=== EXERCISE AIM ===
The material below should be written out in full and exactly; pictures stay out of the copy.
────────────────────────────────────────
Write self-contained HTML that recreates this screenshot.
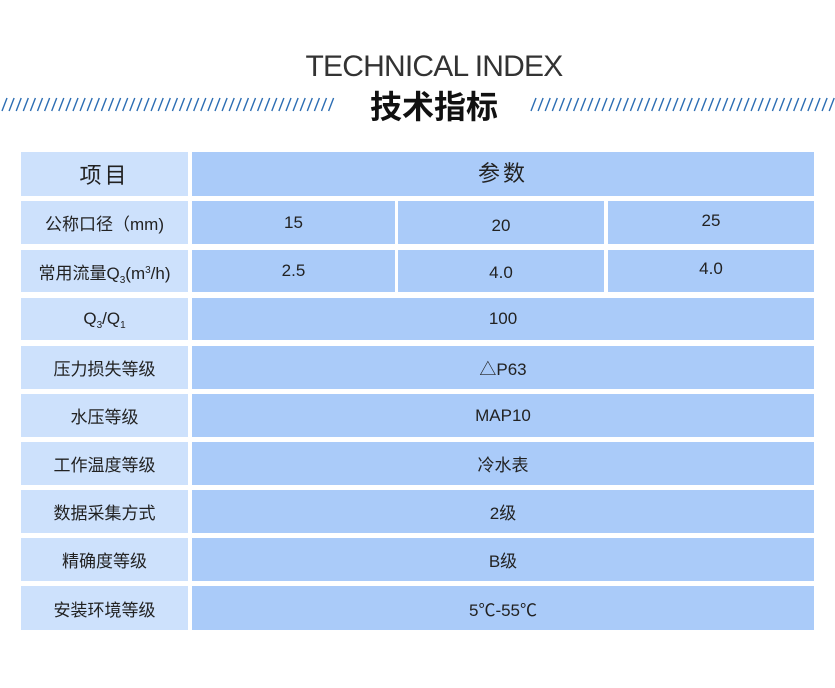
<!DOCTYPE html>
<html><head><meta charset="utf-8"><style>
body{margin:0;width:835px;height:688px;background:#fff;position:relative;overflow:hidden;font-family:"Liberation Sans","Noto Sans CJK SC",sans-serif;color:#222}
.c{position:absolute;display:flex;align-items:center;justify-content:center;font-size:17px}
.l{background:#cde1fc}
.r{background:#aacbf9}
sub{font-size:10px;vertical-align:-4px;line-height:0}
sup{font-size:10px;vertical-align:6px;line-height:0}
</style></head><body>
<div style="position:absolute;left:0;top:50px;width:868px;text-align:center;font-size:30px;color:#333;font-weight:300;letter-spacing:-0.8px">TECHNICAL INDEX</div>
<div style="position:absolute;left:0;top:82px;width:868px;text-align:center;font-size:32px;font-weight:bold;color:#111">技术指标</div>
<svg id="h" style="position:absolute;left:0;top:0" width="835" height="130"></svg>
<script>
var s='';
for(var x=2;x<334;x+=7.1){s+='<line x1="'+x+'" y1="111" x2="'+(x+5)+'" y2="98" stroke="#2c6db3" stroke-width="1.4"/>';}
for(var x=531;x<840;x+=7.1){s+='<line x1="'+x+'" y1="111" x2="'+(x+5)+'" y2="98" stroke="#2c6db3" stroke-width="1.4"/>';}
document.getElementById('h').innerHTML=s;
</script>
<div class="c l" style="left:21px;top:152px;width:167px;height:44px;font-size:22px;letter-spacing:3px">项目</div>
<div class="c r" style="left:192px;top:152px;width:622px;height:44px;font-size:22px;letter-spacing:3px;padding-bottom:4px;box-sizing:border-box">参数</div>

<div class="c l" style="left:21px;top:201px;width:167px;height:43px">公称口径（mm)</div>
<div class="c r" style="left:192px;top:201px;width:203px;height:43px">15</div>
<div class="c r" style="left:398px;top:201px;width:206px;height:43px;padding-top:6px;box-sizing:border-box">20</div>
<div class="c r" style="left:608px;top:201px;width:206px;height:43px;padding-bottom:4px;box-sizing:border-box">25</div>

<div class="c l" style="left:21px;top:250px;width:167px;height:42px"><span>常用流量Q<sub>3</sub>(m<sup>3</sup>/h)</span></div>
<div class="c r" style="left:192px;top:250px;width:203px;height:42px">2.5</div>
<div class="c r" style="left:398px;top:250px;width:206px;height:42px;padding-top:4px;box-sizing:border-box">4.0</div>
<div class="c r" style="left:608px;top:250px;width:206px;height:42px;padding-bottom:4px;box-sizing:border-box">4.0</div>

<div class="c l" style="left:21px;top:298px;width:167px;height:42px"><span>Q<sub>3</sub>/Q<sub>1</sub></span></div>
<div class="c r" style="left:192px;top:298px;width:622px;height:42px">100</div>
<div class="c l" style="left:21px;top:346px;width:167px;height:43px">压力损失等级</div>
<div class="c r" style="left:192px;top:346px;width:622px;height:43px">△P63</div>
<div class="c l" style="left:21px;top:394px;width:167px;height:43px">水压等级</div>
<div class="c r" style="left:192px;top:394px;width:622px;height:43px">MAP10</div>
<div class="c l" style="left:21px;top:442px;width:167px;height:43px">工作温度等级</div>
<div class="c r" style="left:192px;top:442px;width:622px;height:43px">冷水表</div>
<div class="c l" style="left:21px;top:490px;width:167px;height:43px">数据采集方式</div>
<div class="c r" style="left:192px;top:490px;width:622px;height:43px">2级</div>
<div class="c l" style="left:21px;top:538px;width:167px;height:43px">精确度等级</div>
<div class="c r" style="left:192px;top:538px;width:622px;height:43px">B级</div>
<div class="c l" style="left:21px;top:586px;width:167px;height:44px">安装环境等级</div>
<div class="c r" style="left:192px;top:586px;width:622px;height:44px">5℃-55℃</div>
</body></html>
────────────────────────────────────────
=== FULL SOLUTION ===
Write self-contained HTML that recreates this screenshot.
<!DOCTYPE html>
<html><head><meta charset="utf-8"><style>
body{margin:0;width:835px;height:688px;background:#fff;position:relative;overflow:hidden;font-family:"Liberation Sans","Noto Sans CJK SC",sans-serif;color:#222}
.c{position:absolute;display:flex;align-items:center;justify-content:center;font-size:17px}
.l{background:#cde1fc}
.r{background:#aacbf9}
sub{font-size:10px;vertical-align:-4px;line-height:0}
sup{font-size:10px;vertical-align:6px;line-height:0}
</style></head><body>
<div style="position:absolute;left:0;top:50px;width:868px;text-align:center;font-size:30px;color:#333;font-weight:300;letter-spacing:-0.8px">TECHNICAL INDEX</div>
<div style="position:absolute;left:0;top:82px;width:868px;text-align:center;font-size:32px;font-weight:bold;color:#111">技术指标</div>
<svg id="h" style="position:absolute;left:0;top:0" width="835" height="130"></svg>
<script>
var s='';
for(var x=2;x<334;x+=7.1){s+='<line x1="'+x+'" y1="111" x2="'+(x+5)+'" y2="98" stroke="#2c6db3" stroke-width="1.4"/>';}
for(var x=531;x<840;x+=7.1){s+='<line x1="'+x+'" y1="111" x2="'+(x+5)+'" y2="98" stroke="#2c6db3" stroke-width="1.4"/>';}
document.getElementById('h').innerHTML=s;
</script>
<div class="c l" style="left:21px;top:152px;width:167px;height:44px;font-size:22px;letter-spacing:3px">项目</div>
<div class="c r" style="left:192px;top:152px;width:622px;height:44px;font-size:22px;letter-spacing:3px;padding-bottom:4px;box-sizing:border-box">参数</div>

<div class="c l" style="left:21px;top:201px;width:167px;height:43px">公称口径（mm)</div>
<div class="c r" style="left:192px;top:201px;width:203px;height:43px">15</div>
<div class="c r" style="left:398px;top:201px;width:206px;height:43px;padding-top:6px;box-sizing:border-box">20</div>
<div class="c r" style="left:608px;top:201px;width:206px;height:43px;padding-bottom:4px;box-sizing:border-box">25</div>

<div class="c l" style="left:21px;top:250px;width:167px;height:42px"><span>常用流量Q<sub>3</sub>(m<sup>3</sup>/h)</span></div>
<div class="c r" style="left:192px;top:250px;width:203px;height:42px">2.5</div>
<div class="c r" style="left:398px;top:250px;width:206px;height:42px;padding-top:4px;box-sizing:border-box">4.0</div>
<div class="c r" style="left:608px;top:250px;width:206px;height:42px;padding-bottom:4px;box-sizing:border-box">4.0</div>

<div class="c l" style="left:21px;top:298px;width:167px;height:42px"><span>Q<sub>3</sub>/Q<sub>1</sub></span></div>
<div class="c r" style="left:192px;top:298px;width:622px;height:42px">100</div>
<div class="c l" style="left:21px;top:346px;width:167px;height:43px">压力损失等级</div>
<div class="c r" style="left:192px;top:346px;width:622px;height:43px">△P63</div>
<div class="c l" style="left:21px;top:394px;width:167px;height:43px">水压等级</div>
<div class="c r" style="left:192px;top:394px;width:622px;height:43px">MAP10</div>
<div class="c l" style="left:21px;top:442px;width:167px;height:43px">工作温度等级</div>
<div class="c r" style="left:192px;top:442px;width:622px;height:43px">冷水表</div>
<div class="c l" style="left:21px;top:490px;width:167px;height:43px">数据采集方式</div>
<div class="c r" style="left:192px;top:490px;width:622px;height:43px">2级</div>
<div class="c l" style="left:21px;top:538px;width:167px;height:43px">精确度等级</div>
<div class="c r" style="left:192px;top:538px;width:622px;height:43px">B级</div>
<div class="c l" style="left:21px;top:586px;width:167px;height:44px">安装环境等级</div>
<div class="c r" style="left:192px;top:586px;width:622px;height:44px">5℃-55℃</div>
</body></html>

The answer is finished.